Example 2 (personalized ite estimation)

set.seed(9687)
dataset <- generate_cre_dataset(n = 1000, 
                                rho = 0, 
                                n_rules = 2, 
                                p = 10,
                                effect_size = 2, 
                                binary_covariates = TRUE,
                                binary_outcome = FALSE,
                                confounding = "no")
  y <- dataset[["y"]]
  z <- dataset[["z"]]
  X <- dataset[["X"]]

ite_pred <- ... # personalized ite estimation
cre_results <- cre(y, z, X, ite = ite_pred)
summary(cre_results)
plot(cre_results)
ite_pred <- predict(cre_results, X)

Example 3 (setting parameters)

set.seed(9687)
dataset <- generate_cre_dataset(n = 1000, 
                                rho = 0, 
                                n_rules = 2, 
                                p = 10,
                                effect_size = 2, 
                                binary_covariates = TRUE,
                                binary_outcome = FALSE,
                                confounding = "no")
y <- dataset[["y"]]
z <- dataset[["z"]]
X <- dataset[["X"]]

method_params <- list(ratio_dis = 0.5,
                      ite_method ="aipw",
                      learner_ps = "SL.xgboost",
                      learner_y = "SL.xgboost")

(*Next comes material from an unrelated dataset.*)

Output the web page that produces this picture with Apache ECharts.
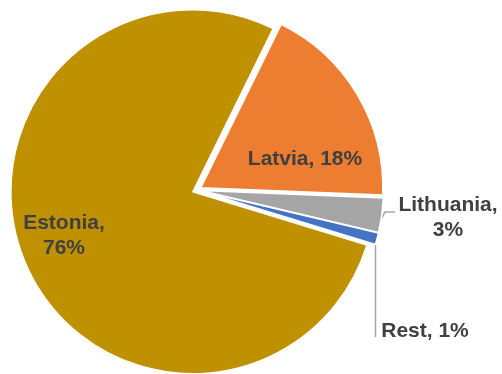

hyper_params <- list(intervention_vars = c("x1","x2","x3","x4"),
                     offset = NULL,
                     ntrees = 20,
                     node_size = 20,
                     max_rules = 50,
                     max_depth = 3,
                     t_decay = 0.025,
                     t_ext = 0.025,
                     t_corr = 1,
                     stability_selection = "vanilla",
                     cutoff = 0.8,
                     pfer = 1,
                     B = 10,
                     subsample = 0.5)

cre_results <- cre(y, z, X, method_params, hyper_params)
summary(cre_results)
plot(cre_results)
ite_pred <- predict(cre_results, X)

More synthetic data sets can be generated using generate_cre_dataset().